The sergeant major, known as Bill, served in the 1st Btn the Rifles. He was found dead by his partner, Fiona Stewart, in his accommodation at Beachley Barracks on 31st October last year.

The coroner was told he had been receiving treatment for PTSD since March 2015 but had been discharged from that in August 2017.

His ex-wife, Carla Ford, had raised concerns over his care in March but in a late submission the day before Tuesday's scheduled inquest she stated that she felt there were issues around an assessment undertaken prior to his death. She believed there was a failure to share information about his level of risk of suicide.

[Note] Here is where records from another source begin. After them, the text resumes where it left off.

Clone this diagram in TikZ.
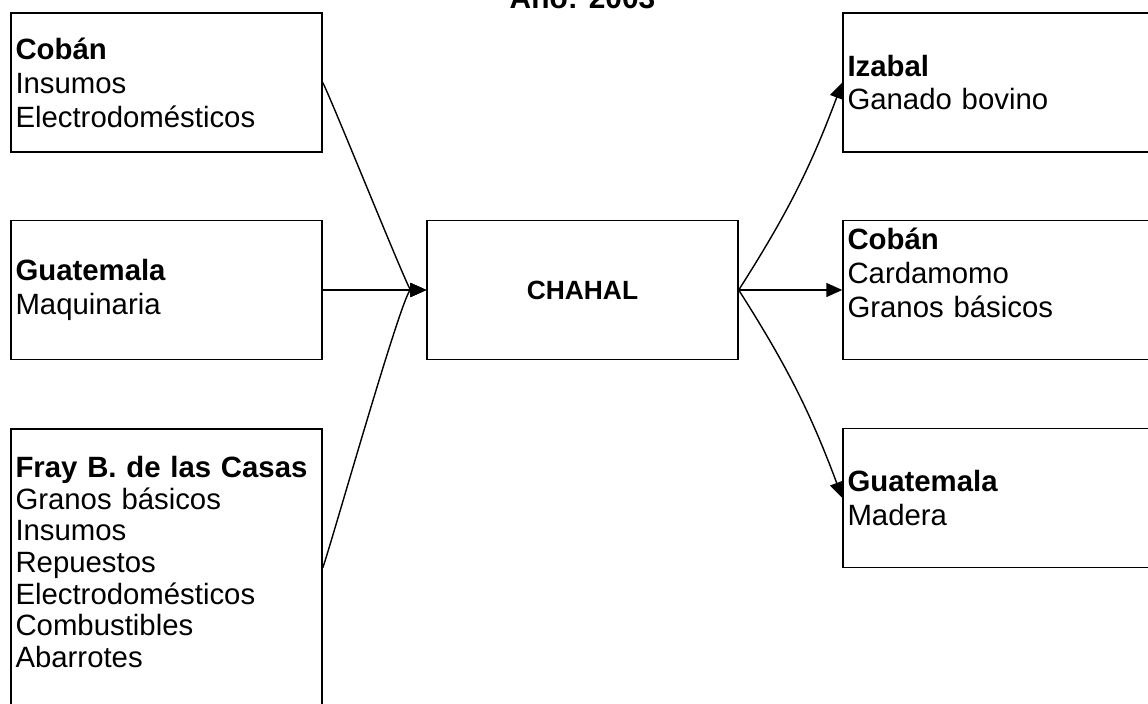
\documentclass[tikz,border=0pt]{standalone}
\usepackage{fontspec}
\setmainfont{Liberation Sans}
\usetikzlibrary{arrows.meta}

\tikzset{
  caja/.style={draw, line width=0.8pt, minimum width=6.22cm, minimum height=2.78cm,
    inner xsep=0.09cm, text width=6.04cm, align=left,
    font=\fontsize{16.7}{19.3}\selectfont},
  flecha/.style={line width=0.8pt, -{Triangle[length=0.32cm,width=0.28cm]}}
}

\begin{document}
\begin{tikzpicture}

\useasboundingbox (0,0) rectangle (22.96,14.06);

% title (cut off at the top)
\node[anchor=base, font=\bfseries\fontsize{17}{19}\selectfont] (anio) at (11.65,13.88) {Año: 2003};

% where goods come from
\node[caja] (cobanO) at (3.33,12.41) {\textbf{Cobán}\\Insumos\\Electrodomésticos};
\node[caja] (guateO) at (3.33,8.26) {\textbf{Guatemala}\\Maquinaria};
\node[caja, minimum height=5.56cm, font=\fontsize{16.7}{18}\selectfont] (fray) at (3.33,2.70)
  {\textbf{Fray B. de las Casas}\\Granos básicos\\Insumos\\Repuestos\\Electrodomésticos\\Combustibles\\Abarrotes\\[-11pt]\mbox{}};

% the town
\node[caja, align=center, font=\bfseries\fontsize{15}{18}\selectfont] (chahal) at (11.65,8.26) {CHAHAL};

% where goods go
\node[caja] (izabal) at (19.97,12.41) {\textbf{Izabal}\\Ganado bovino};
\node[caja] (cobanD) at (19.97,8.26) {\textbf{Cobán}\\Cardamomo\\Granos básicos\\\mbox{}};
\node[caja] (guateD) at (19.97,4.10) {\textbf{Guatemala}\\Madera};

% flows in
\draw[flecha] (cobanO.east) to[out=-62, in=180, looseness=0.2] (chahal.west);
\draw[flecha] (guateO.east) -- (chahal.west);
\draw[flecha] (fray.east) to[out=70, in=180, looseness=0.2] (chahal.west);

% flows out
\draw[flecha] (chahal.east) to[bend right=6] (izabal.west);
\draw[flecha] (chahal.east) -- (cobanD.west);
\draw[flecha] (chahal.east) to[bend left=6] (guateD.west);

\end{tikzpicture}
\end{document}
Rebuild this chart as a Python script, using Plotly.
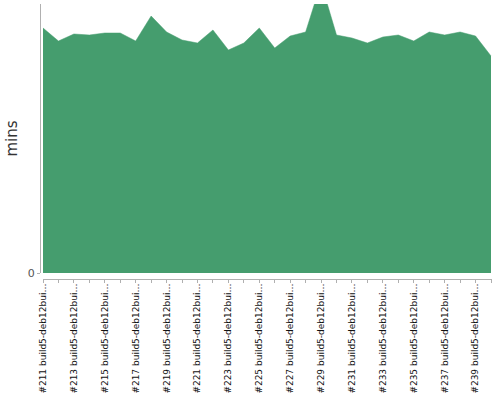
import plotly.graph_objects as go

builds = list(range(211, 241))
categories = [f"#{b} build5-deb12bui…" for b in builds]
mins = [24.5, 23.2, 23.9, 23.8, 24.0, 24.0, 23.2, 25.7, 24.1, 23.3,
        23.0, 24.3, 22.3, 23.0, 24.5, 22.5, 23.7, 24.1, 29.0, 23.8,
        23.5, 23.0, 23.6, 23.8, 23.2, 24.1, 23.8, 24.1, 23.7, 21.7]
tick_text = [c if i % 2 == 0 else "" for i, c in enumerate(categories)]
y_max = 26.9

GREEN = "rgb(69,157,110)"
AXIS = "#b0b0b0"

fig = go.Figure(go.Scatter(
    x=categories, y=mins, mode="lines", fill="tozeroy",
    fillcolor=GREEN, line=dict(color=GREEN, width=0.5), hoverinfo="x+y",
))

fig.update_layout(
    width=500, height=400,
    margin=dict(l=40, r=8, t=4, b=121, autoexpand=False),
    plot_bgcolor="white", paper_bgcolor="white",
    showlegend=False,
    font=dict(family="DejaVu Sans", color="#222"),
    xaxis=dict(
        type="category", domain=[3 / 452, 1], anchor="free", position=0,
        automargin=False,
        range=[0, 29.065], tickmode="array", tickvals=categories, ticktext=tick_text,
        tickangle=-90, tickfont=dict(size=9, color="#111", family="DejaVu Sans"),
        ticklabelstandoff=-3,
        showline=True, linecolor=AXIS, linewidth=1,
        ticks="outside", ticklen=3, tickcolor=AXIS, showgrid=False, zeroline=False,
    ),
    yaxis=dict(
        domain=[6 / 275, 1], anchor="free", position=0, automargin=False,
        range=[0, y_max], tickmode="array", tickvals=[0], ticktext=["0"],
        tickfont=dict(size=11, color="#555"),
        showline=True, linecolor=AXIS, linewidth=1,
        ticks="outside", ticklen=3, tickcolor=AXIS, showgrid=False, zeroline=False,
        title=dict(text="mins", font=dict(size=15, color="#333"), standoff=5),
    ),
)

fig.write_html("out.html", config={"displayModeBar": False},
               post_script="document.body.style.margin='0';")
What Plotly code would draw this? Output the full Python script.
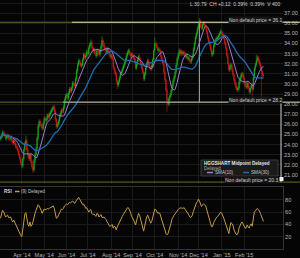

Ms Ford, who was legally represented, said she felt Bill would still be alive if circumstances had been different.

In the light of her comments, the coroner said she needed to consider whether it was a case where a 'Report to Prevent Future Deaths' was necessary. She could not do that without further evidence and submissions, she said, so had to 'regretfully' adjourn the inquest.

Ms Ford claimed that an army welfare officer was informed of her husband's suicide attempt in 2015 and his further attempt in 2016. She questioned whether this was recorded and shared with all relevant army personnel.

She believed if this had been recorded and/or shared properly it may have affected the outcome of his assessment on 19th October, just 12 days before his death, she said.

There was no doctor present at the assessment - a breach of army policy, she maintained.

And she said she believes he should have been placed under supervision, which may have prevented him ending his life.

It was also heard in court that a nurse had confirmed that a protective factor in Bill's life was his children. However, the children had been removed from him due to a serious allegation at that time and this could have also put him at higher risk of suicide.

The coroner said there are "potentially matters I have to address under my PFD (Preventing Future Deaths) duty that may have been causal to Bill's death.

"These are the recording of previous suicide attempts, sharing of information and the assessment on the 19th October. There are no witnesses here to clarify those points so regretfully I need to adjourn this inquest.

"I will say this could have been dealt with if I had received the submissions earlier."

The inquest was adjourned until the next available date.

Ms Skerrett said they are looking at March/April next year but she is keen to bring the family closure earlier than that if possible.